Jack Pierson, Twilight (GLORY), 2011
Courtesy the artist and Praz-Delavallade
This week, flags figure prominently in two L.A. shows, as summer group exhibitions give artists a chance to grapple with power and patriotism.
Shirtless Tony Curtis
“I want to cum in your heart,” reads the white text on John Giorno’s rainbow-colored painting.The 80-year-old artist has a way of giving his jabs a positive twist. One imagines him holding up his painting, looking smug, in front of a right-leaning politician’s office. He’s part of “Over the Rainbow,” the current group show at Praz Delavallade.

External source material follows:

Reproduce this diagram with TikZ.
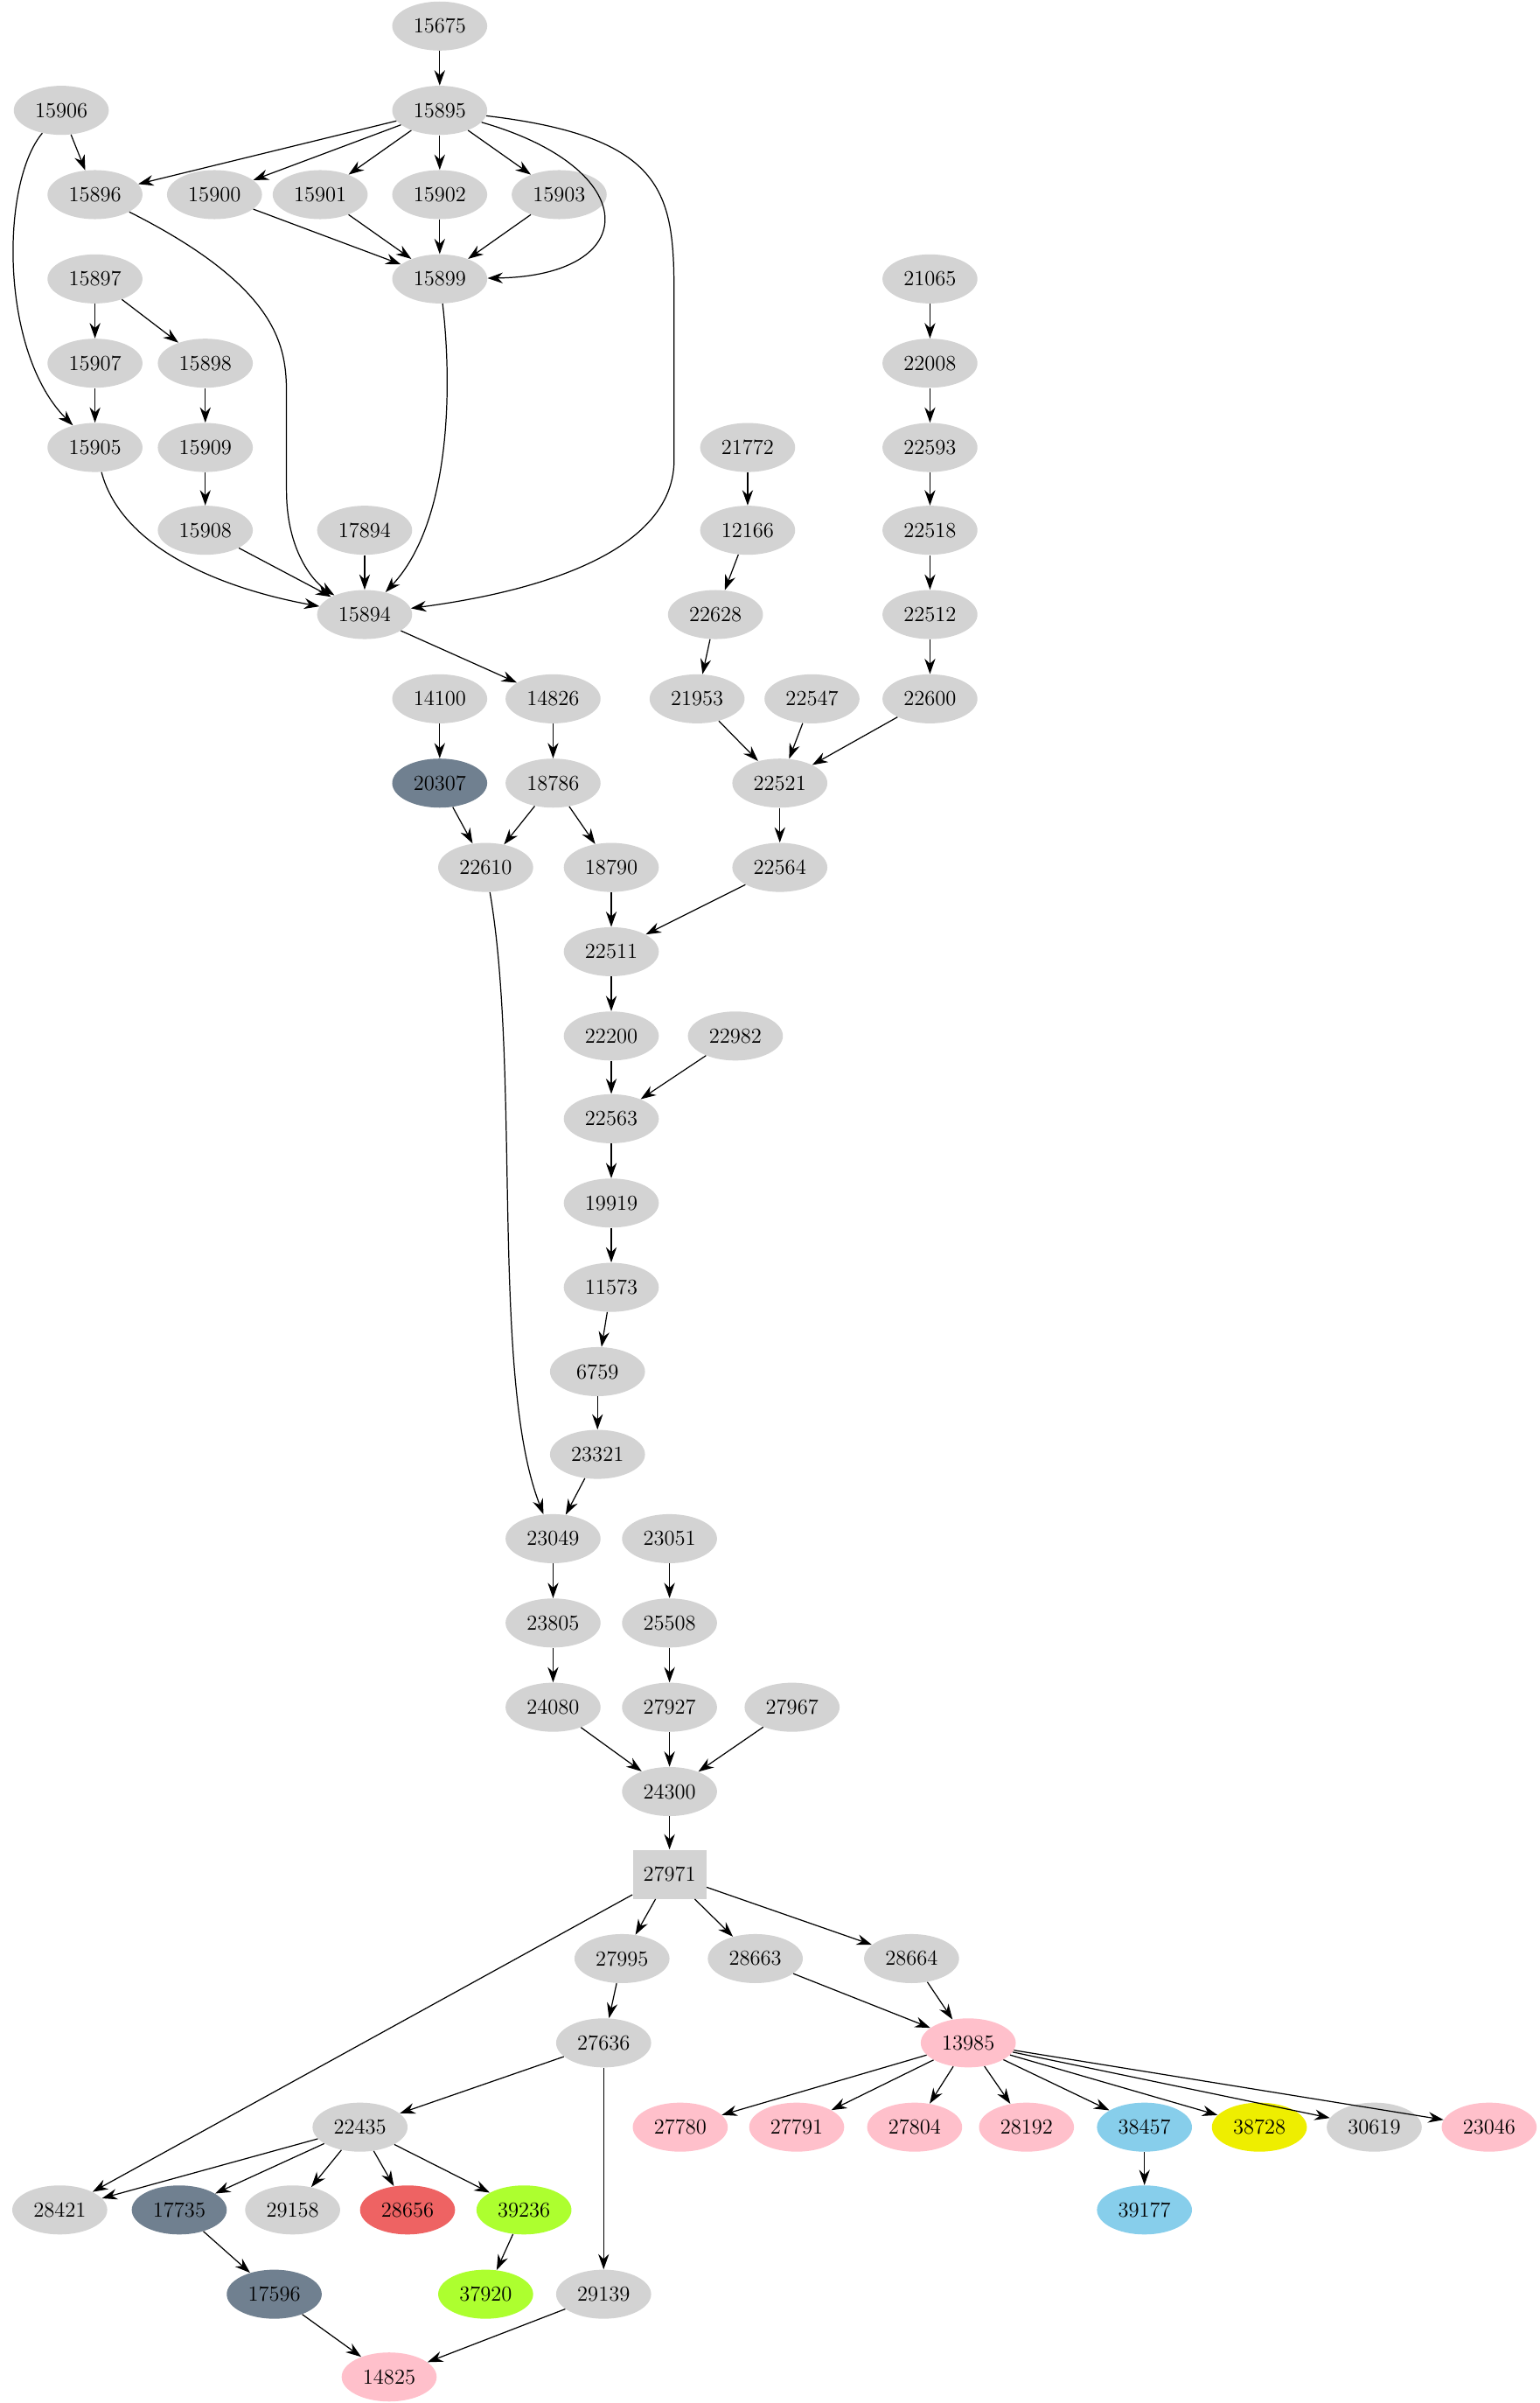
\documentclass[tikz,border=0pt]{standalone}
\usetikzlibrary{arrows.meta,shapes.geometric}
\definecolor{lg}{HTML}{D3D3D3}
\definecolor{sg}{HTML}{708090}
\definecolor{pk}{HTML}{FFC0CB}
\definecolor{sk}{HTML}{87CEEB}
\definecolor{ye}{HTML}{EEEE00}
\definecolor{gy}{HTML}{ADFF2F}
\definecolor{ir}{HTML}{EE6363}
\tikzset{
  n/.style={ellipse,fill=lg,minimum width=62pt,minimum height=32pt,inner sep=0pt,font=\fontsize{14}{16}\selectfont},
  sgn/.style={n,fill=sg},
  pkn/.style={n,fill=pk},
  skn/.style={n,fill=sk},
  yen/.style={n,fill=ye},
  gyn/.style={n,fill=gy},
  irn/.style={n,fill=ir},
  boxn/.style={rectangle,fill=lg,minimum width=48pt,minimum height=32pt,inner sep=0pt,font=\fontsize{14}{16}\selectfont},
  e/.style={draw=black,line width=0.7pt,-{Stealth[length=10pt,width=7pt]}}
}
\begin{document}
\begin{tikzpicture}[x=1pt,y=-1pt]
\useasboundingbox (0,0) rectangle (1005,1568);
\node[n] (15675) at (287,17) {15675};
\node[n] (15906) at (40,72) {15906};
\node[n] (15895) at (287,72) {15895};
\node[n] (15896) at (62,127) {15896};
\node[n] (15900) at (140,127) {15900};
\node[n] (15901) at (209,127) {15901};
\node[n] (15902) at (287,127) {15902};
\node[n] (15903) at (365,127) {15903};
\node[n] (15899) at (287,182) {15899};
\node[n] (21065) at (607,182) {21065};
\node[n] (15897) at (62,182) {15897};
\node[n] (15907) at (62,237) {15907};
\node[n] (15898) at (134,237) {15898};
\node[n] (22008) at (607,237) {22008};
\node[n] (15905) at (62,292) {15905};
\node[n] (15909) at (134,292) {15909};
\node[n] (21772) at (488,292) {21772};
\node[n] (22593) at (607,292) {22593};
\node[n] (15908) at (134,346) {15908};
\node[n] (17894) at (238,346) {17894};
\node[n] (12166) at (488,346) {12166};
\node[n] (22518) at (607,346) {22518};
\node[n] (15894) at (238,401) {15894};
\node[n] (22628) at (467,401) {22628};
\node[n] (22512) at (607,401) {22512};
\node[n] (14100) at (287,456) {14100};
\node[n] (14826) at (361,456) {14826};
\node[n] (21953) at (455,456) {21953};
\node[n] (22547) at (530,456) {22547};
\node[n] (22600) at (607,456) {22600};
\node[sgn] (20307) at (287,511) {20307};
\node[n] (18786) at (361,511) {18786};
\node[n] (22521) at (509,511) {22521};
\node[n] (22610) at (317,566) {22610};
\node[n] (18790) at (399,566) {18790};
\node[n] (22564) at (509,566) {22564};
\node[n] (22511) at (399,621) {22511};
\node[n] (22200) at (399,676) {22200};
\node[n] (22982) at (480,676) {22982};
\node[n] (22563) at (399,730) {22563};
\node[n] (19919) at (399,785) {19919};
\node[n] (11573) at (399,840) {11573};
\node[n] (6759) at (390,895) {6759};
\node[n] (23321) at (390,949) {23321};
\node[n] (23049) at (361,1004) {23049};
\node[n] (23051) at (437,1004) {23051};
\node[n] (23805) at (361,1059) {23805};
\node[n] (25508) at (437,1059) {25508};
\node[n] (24080) at (361,1114) {24080};
\node[n] (27927) at (437,1114) {27927};
\node[n] (27967) at (517,1114) {27967};
\node[n] (24300) at (437,1169) {24300};
\node[boxn] (27971) at (437,1223) {27971};
\node[n] (27995) at (406,1278) {27995};
\node[n] (28663) at (493,1278) {28663};
\node[n] (28664) at (595,1278) {28664};
\node[n] (27636) at (394,1333) {27636};
\node[pkn] (13985) at (632,1333) {13985};
\node[n] (22435) at (235,1388) {22435};
\node[pkn] (27780) at (444,1388) {27780};
\node[pkn] (27791) at (520,1388) {27791};
\node[pkn] (27804) at (597,1388) {27804};
\node[pkn] (28192) at (670,1388) {28192};
\node[skn] (38457) at (747,1388) {38457};
\node[yen] (38728) at (822,1388) {38728};
\node[n] (30619) at (897,1388) {30619};
\node[pkn] (23046) at (972,1388) {23046};
\node[n] (28421) at (39,1442) {28421};
\node[sgn] (17735) at (117,1442) {17735};
\node[n] (29158) at (191,1442) {29158};
\node[irn] (28656) at (266,1442) {28656};
\node[gyn] (39236) at (342,1442) {39236};
\node[skn] (39177) at (747,1442) {39177};
\node[sgn] (17596) at (179,1497) {17596};
\node[gyn] (37920) at (317,1497) {37920};
\node[n] (29139) at (394,1497) {29139};
\node[pkn] (14825) at (254,1551) {14825};

\draw[e] (15675)--(15895);
\draw[e] (15906)--(15896);
\draw[e] (15906) .. controls (0,120) and (0,230) .. (15905);
\foreach \t in {15896,15900,15901,15902,15903} \draw[e] (15895)--(\t);
\draw[e] (15895) .. controls (420,110) and (420,180) .. (15899);
\draw[e] (15895) .. controls (440,90) and (440,130) .. (440,200) -- (440,300) .. controls (440,370) and (320,390) .. (15894);
\draw[e] (15896) .. controls (187,190) and (187,230) .. (187,260) -- (187,320) .. controls (187,360) and (205,380) .. (15894);
\foreach \s in {15900,15901,15902,15903} \draw[e] (\s)--(15899);
\draw[e] (15899) .. controls (295,250) and (295,340) .. (15894);
\draw[e] (15897)--(15907);
\draw[e] (15897)--(15898);
\draw[e] (15907)--(15905);
\draw[e] (15898)--(15909);
\draw[e] (15909)--(15908);
\draw[e] (15905) .. controls (80,360) and (150,385) .. (15894);
\draw[e] (15908)--(15894);
\draw[e] (17894)--(15894);
\draw[e] (15894)--(14826);
\draw[e] (21065)--(22008);
\draw[e] (22008)--(22593);
\draw[e] (22593)--(22518);
\draw[e] (22518)--(22512);
\draw[e] (22512)--(22600);
\draw[e] (22600)--(22521);
\draw[e] (21772)--(12166);
\draw[e] (12166)--(22628);
\draw[e] (22628)--(21953);
\draw[e] (21953)--(22521);
\draw[e] (22547)--(22521);
\draw[e] (14100)--(20307);
\draw[e] (20307)--(22610);
\draw[e] (14826)--(18786);
\draw[e] (18786)--(22610);
\draw[e] (18786)--(18790);
\draw[e] (18790)--(22511);
\draw[e] (22521)--(22564);
\draw[e] (22564)--(22511);
\draw[e] (22511)--(22200);
\draw[e] (22200)--(22563);
\draw[e] (22982)--(22563);
\draw[e] (22563)--(19919);
\draw[e] (19919)--(11573);
\draw[e] (11573)--(6759);
\draw[e] (6759)--(23321);
\draw[e] (23321)--(23049);
\draw[e] (22610) .. controls (340,700) and (320,900) .. (23049);
\draw[e] (23049)--(23805);
\draw[e] (23805)--(24080);
\draw[e] (24080)--(24300);
\draw[e] (23051)--(25508);
\draw[e] (25508)--(27927);
\draw[e] (27927)--(24300);
\draw[e] (27967)--(24300);
\draw[e] (24300)--(27971);
\draw[e] (27971)--(28421);
\draw[e] (27971)--(27995);
\draw[e] (27971)--(28663);
\draw[e] (27971)--(28664);
\draw[e] (27995)--(27636);
\draw[e] (28663)--(13985);
\draw[e] (28664)--(13985);
\draw[e] (27636)--(22435);
\draw[e] (27636)--(29139);
\foreach \t in {27780,27791,27804,28192,38457,38728,30619,23046} \draw[e] (13985)--(\t);
\foreach \t in {28421,17735,29158,28656,39236} \draw[e] (22435)--(\t);
\draw[e] (38457)--(39177);
\draw[e] (17735)--(17596);
\draw[e] (39236)--(37920);
\draw[e] (17596)--(14825);
\draw[e] (29139)--(14825);
\end{tikzpicture}
\end{document}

Curated by Rene-Julien Praz, the gallery’s co-founder, the show “pays tribute to all the brave artists who defend the human rights of all people.” Human rights, as portrayed here, are colorful, sensual and occasionally exuberant. A shiny, shirtless Tony Curtis stands on a sailboat in Jack Pierson’s collage, the word “Glory” beside him. In George Stoll’s Untitled (dropped American flag #4), made of silk, the stripes are all inconsistent lengths, the stars scattered every which way, spreading beyond the blue. It’s delicate and discombobulated, but beautiful. 6150 Wilshire Blvd., Carthay; through Aug. 26. (323) 509-0895, praz-delavallade.com.
So many colors
While “Artists of Color,” a show attempting to diversify our understanding of color field in art, is up at the Underground Museum, “black is a color” is up at Charlie James. “What would it mean to see pink on the wall and name it black?” curator Essence Harden asks in the press release. How does color in art help us understand place, lineage, ownership? Azikiwe Mohammed built…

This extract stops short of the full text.